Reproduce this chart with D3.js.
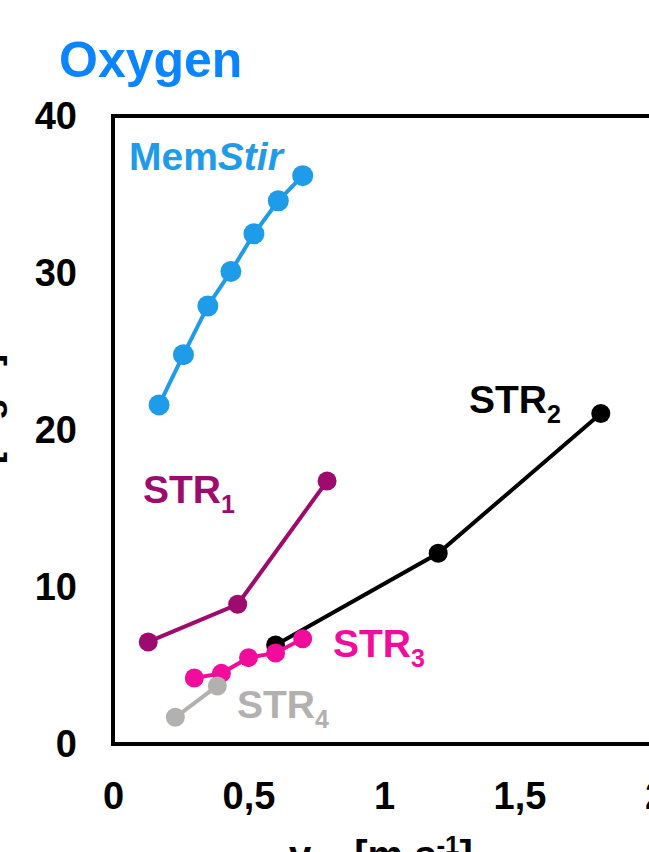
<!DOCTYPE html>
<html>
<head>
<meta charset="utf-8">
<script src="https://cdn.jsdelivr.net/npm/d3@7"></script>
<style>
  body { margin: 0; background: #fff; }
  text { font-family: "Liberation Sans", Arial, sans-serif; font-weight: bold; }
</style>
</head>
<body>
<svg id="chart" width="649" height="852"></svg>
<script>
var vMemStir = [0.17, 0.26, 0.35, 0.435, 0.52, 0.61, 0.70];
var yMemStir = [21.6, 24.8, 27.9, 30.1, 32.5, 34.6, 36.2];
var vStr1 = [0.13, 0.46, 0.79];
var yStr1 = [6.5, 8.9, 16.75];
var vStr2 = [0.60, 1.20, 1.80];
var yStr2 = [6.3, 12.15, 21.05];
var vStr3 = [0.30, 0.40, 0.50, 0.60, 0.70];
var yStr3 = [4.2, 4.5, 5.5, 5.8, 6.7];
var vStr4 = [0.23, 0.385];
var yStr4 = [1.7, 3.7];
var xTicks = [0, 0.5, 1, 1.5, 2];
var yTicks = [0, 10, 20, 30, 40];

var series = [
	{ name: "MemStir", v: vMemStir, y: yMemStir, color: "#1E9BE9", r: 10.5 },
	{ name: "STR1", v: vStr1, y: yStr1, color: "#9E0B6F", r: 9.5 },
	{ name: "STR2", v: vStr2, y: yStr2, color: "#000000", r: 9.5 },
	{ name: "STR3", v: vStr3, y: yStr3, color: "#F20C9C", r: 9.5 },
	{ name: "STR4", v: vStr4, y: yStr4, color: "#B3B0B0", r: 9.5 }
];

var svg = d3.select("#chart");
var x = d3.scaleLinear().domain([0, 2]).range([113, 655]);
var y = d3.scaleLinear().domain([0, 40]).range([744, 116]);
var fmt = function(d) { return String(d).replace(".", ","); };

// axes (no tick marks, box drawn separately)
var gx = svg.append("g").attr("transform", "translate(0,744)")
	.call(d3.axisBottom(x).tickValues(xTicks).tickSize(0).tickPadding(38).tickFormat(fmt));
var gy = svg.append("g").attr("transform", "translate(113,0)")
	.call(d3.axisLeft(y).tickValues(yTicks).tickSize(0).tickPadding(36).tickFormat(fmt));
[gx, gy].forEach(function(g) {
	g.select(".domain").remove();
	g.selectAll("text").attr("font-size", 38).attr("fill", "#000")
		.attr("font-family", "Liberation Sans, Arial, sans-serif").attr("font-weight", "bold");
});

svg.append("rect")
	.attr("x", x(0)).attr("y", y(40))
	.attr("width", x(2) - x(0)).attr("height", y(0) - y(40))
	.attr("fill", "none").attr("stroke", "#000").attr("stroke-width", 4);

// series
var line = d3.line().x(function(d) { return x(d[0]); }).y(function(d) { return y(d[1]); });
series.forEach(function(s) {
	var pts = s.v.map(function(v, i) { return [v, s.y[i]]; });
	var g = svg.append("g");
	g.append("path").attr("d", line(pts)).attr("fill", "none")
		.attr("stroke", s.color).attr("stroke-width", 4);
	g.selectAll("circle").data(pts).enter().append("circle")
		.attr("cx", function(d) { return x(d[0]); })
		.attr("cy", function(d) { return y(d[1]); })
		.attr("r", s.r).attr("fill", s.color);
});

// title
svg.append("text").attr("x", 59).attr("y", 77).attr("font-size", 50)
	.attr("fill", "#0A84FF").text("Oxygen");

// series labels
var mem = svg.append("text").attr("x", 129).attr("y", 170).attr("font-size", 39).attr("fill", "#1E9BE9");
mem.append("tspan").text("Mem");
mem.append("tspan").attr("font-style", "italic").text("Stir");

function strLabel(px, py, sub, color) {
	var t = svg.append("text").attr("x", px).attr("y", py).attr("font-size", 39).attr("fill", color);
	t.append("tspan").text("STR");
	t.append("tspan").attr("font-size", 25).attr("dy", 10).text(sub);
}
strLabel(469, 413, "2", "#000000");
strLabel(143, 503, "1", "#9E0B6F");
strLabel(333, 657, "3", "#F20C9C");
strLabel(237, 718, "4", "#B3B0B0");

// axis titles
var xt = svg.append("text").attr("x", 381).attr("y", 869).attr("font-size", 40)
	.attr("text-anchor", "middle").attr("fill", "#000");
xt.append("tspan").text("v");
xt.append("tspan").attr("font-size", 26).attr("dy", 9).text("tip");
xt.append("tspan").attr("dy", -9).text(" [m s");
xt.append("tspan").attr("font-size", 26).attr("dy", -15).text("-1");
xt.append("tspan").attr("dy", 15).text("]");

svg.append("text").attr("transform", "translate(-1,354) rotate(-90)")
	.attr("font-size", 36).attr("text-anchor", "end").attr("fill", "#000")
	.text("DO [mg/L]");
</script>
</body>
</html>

_TASK TO CARRY OUT_
From the top of the listing above, repeat each line exactly until you reach the line containing "var yTicks = [0, 10, 20, 30, 40];", and repeat that one too. Leave the pictures out.

_SOLUTION TO THE PROBLEM_
Reproduce this chart with D3.js.
<!DOCTYPE html>
<html>
<head>
<meta charset="utf-8">
<script src="https://cdn.jsdelivr.net/npm/d3@7"></script>
<style>
  body { margin: 0; background: #fff; }
  text { font-family: "Liberation Sans", Arial, sans-serif; font-weight: bold; }
</style>
</head>
<body>
<svg id="chart" width="649" height="852"></svg>
<script>
var vMemStir = [0.17, 0.26, 0.35, 0.435, 0.52, 0.61, 0.70];
var yMemStir = [21.6, 24.8, 27.9, 30.1, 32.5, 34.6, 36.2];
var vStr1 = [0.13, 0.46, 0.79];
var yStr1 = [6.5, 8.9, 16.75];
var vStr2 = [0.60, 1.20, 1.80];
var yStr2 = [6.3, 12.15, 21.05];
var vStr3 = [0.30, 0.40, 0.50, 0.60, 0.70];
var yStr3 = [4.2, 4.5, 5.5, 5.8, 6.7];
var vStr4 = [0.23, 0.385];
var yStr4 = [1.7, 3.7];
var xTicks = [0, 0.5, 1, 1.5, 2];
var yTicks = [0, 10, 20, 30, 40];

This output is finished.